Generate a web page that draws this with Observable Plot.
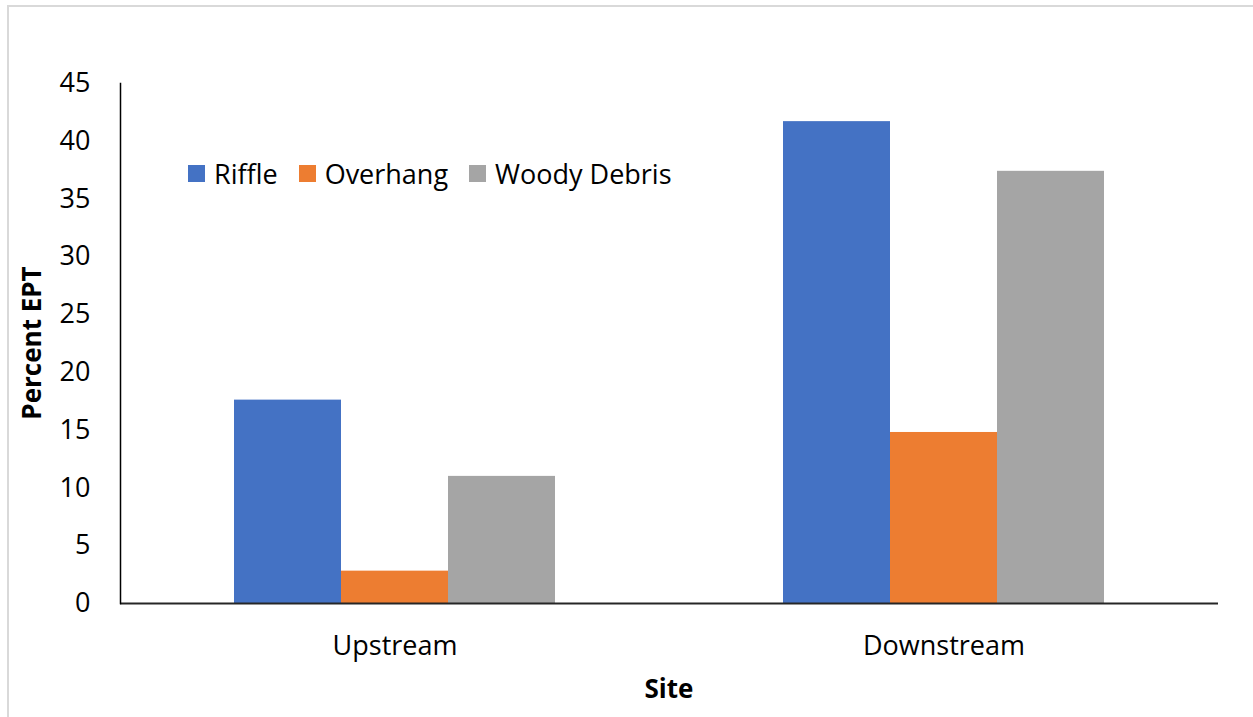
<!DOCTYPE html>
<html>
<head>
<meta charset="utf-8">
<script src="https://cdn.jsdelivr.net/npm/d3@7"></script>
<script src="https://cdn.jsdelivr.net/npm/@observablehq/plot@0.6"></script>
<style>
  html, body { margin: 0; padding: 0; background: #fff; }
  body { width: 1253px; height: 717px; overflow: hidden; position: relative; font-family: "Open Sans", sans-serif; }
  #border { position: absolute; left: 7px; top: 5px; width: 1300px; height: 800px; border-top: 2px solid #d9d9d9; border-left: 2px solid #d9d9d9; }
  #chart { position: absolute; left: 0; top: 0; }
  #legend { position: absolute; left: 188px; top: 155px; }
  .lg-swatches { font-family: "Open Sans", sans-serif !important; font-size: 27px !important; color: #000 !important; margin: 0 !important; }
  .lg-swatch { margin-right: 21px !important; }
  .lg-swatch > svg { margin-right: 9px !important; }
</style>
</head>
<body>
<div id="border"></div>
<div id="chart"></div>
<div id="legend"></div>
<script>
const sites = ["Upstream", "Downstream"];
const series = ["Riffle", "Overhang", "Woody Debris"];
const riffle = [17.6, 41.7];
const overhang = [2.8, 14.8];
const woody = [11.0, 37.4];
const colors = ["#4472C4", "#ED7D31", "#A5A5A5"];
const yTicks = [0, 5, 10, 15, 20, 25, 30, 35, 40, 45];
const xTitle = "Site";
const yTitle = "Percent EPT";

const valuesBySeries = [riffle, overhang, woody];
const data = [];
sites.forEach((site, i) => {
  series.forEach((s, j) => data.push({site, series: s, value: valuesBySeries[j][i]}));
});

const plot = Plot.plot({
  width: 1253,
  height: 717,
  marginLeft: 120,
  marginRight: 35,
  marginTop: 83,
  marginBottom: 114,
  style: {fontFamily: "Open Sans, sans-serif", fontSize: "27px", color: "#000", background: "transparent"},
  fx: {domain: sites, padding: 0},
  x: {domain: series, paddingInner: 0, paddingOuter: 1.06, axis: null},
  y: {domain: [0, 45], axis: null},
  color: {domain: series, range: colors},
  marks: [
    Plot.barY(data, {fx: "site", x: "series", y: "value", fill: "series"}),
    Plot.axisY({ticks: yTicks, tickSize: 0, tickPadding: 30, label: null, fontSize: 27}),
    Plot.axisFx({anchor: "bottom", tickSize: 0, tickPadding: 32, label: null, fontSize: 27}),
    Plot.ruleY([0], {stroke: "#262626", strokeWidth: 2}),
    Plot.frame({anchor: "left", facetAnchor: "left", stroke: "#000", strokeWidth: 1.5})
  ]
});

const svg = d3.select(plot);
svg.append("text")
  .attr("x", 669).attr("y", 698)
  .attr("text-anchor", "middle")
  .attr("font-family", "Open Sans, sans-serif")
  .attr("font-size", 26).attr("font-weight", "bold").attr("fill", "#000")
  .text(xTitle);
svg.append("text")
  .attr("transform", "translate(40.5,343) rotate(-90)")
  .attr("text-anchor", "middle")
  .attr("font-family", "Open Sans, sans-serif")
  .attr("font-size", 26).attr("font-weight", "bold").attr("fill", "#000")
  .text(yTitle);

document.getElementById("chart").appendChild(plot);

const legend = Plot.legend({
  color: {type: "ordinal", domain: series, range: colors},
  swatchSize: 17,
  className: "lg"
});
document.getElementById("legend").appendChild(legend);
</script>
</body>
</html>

————

■ What the exercise asks ■
Every line of the data above should be quoted exactly. Omit the pictures.

■ Exercise result ■
Generate a web page that draws this with Observable Plot.
<!DOCTYPE html>
<html>
<head>
<meta charset="utf-8">
<script src="https://cdn.jsdelivr.net/npm/d3@7"></script>
<script src="https://cdn.jsdelivr.net/npm/@observablehq/plot@0.6"></script>
<style>
  html, body { margin: 0; padding: 0; background: #fff; }
  body { width: 1253px; height: 717px; overflow: hidden; position: relative; font-family: "Open Sans", sans-serif; }
  #border { position: absolute; left: 7px; top: 5px; width: 1300px; height: 800px; border-top: 2px solid #d9d9d9; border-left: 2px solid #d9d9d9; }
  #chart { position: absolute; left: 0; top: 0; }
  #legend { position: absolute; left: 188px; top: 155px; }
  .lg-swatches { font-family: "Open Sans", sans-serif !important; font-size: 27px !important; color: #000 !important; margin: 0 !important; }
  .lg-swatch { margin-right: 21px !important; }
  .lg-swatch > svg { margin-right: 9px !important; }
</style>
</head>
<body>
<div id="border"></div>
<div id="chart"></div>
<div id="legend"></div>
<script>
const sites = ["Upstream", "Downstream"];
const series = ["Riffle", "Overhang", "Woody Debris"];
const riffle = [17.6, 41.7];
const overhang = [2.8, 14.8];
const woody = [11.0, 37.4];
const colors = ["#4472C4", "#ED7D31", "#A5A5A5"];
const yTicks = [0, 5, 10, 15, 20, 25, 30, 35, 40, 45];
const xTitle = "Site";
const yTitle = "Percent EPT";

const valuesBySeries = [riffle, overhang, woody];
const data = [];
sites.forEach((site, i) => {
  series.forEach((s, j) => data.push({site, series: s, value: valuesBySeries[j][i]}));
});

const plot = Plot.plot({
  width: 1253,
  height: 717,
  marginLeft: 120,
  marginRight: 35,
  marginTop: 83,
  marginBottom: 114,
  style: {fontFamily: "Open Sans, sans-serif", fontSize: "27px", color: "#000", background: "transparent"},
  fx: {domain: sites, padding: 0},
  x: {domain: series, paddingInner: 0, paddingOuter: 1.06, axis: null},
  y: {domain: [0, 45], axis: null},
  color: {domain: series, range: colors},
  marks: [
    Plot.barY(data, {fx: "site", x: "series", y: "value", fill: "series"}),
    Plot.axisY({ticks: yTicks, tickSize: 0, tickPadding: 30, label: null, fontSize: 27}),
    Plot.axisFx({anchor: "bottom", tickSize: 0, tickPadding: 32, label: null, fontSize: 27}),
    Plot.ruleY([0], {stroke: "#262626", strokeWidth: 2}),
    Plot.frame({anchor: "left", facetAnchor: "left", stroke: "#000", strokeWidth: 1.5})
  ]
});

const svg = d3.select(plot);
svg.append("text")
  .attr("x", 669).attr("y", 698)
  .attr("text-anchor", "middle")
  .attr("font-family", "Open Sans, sans-serif")
  .attr("font-size", 26).attr("font-weight", "bold").attr("fill", "#000")
  .text(xTitle);
svg.append("text")
  .attr("transform", "translate(40.5,343) rotate(-90)")
  .attr("text-anchor", "middle")
  .attr("font-family", "Open Sans, sans-serif")
  .attr("font-size", 26).attr("font-weight", "bold").attr("fill", "#000")
  .text(yTitle);

document.getElementById("chart").appendChild(plot);

const legend = Plot.legend({
  color: {type: "ordinal", domain: series, range: colors},
  swatchSize: 17,
  className: "lg"
});
document.getElementById("legend").appendChild(legend);
</script>
</body>
</html>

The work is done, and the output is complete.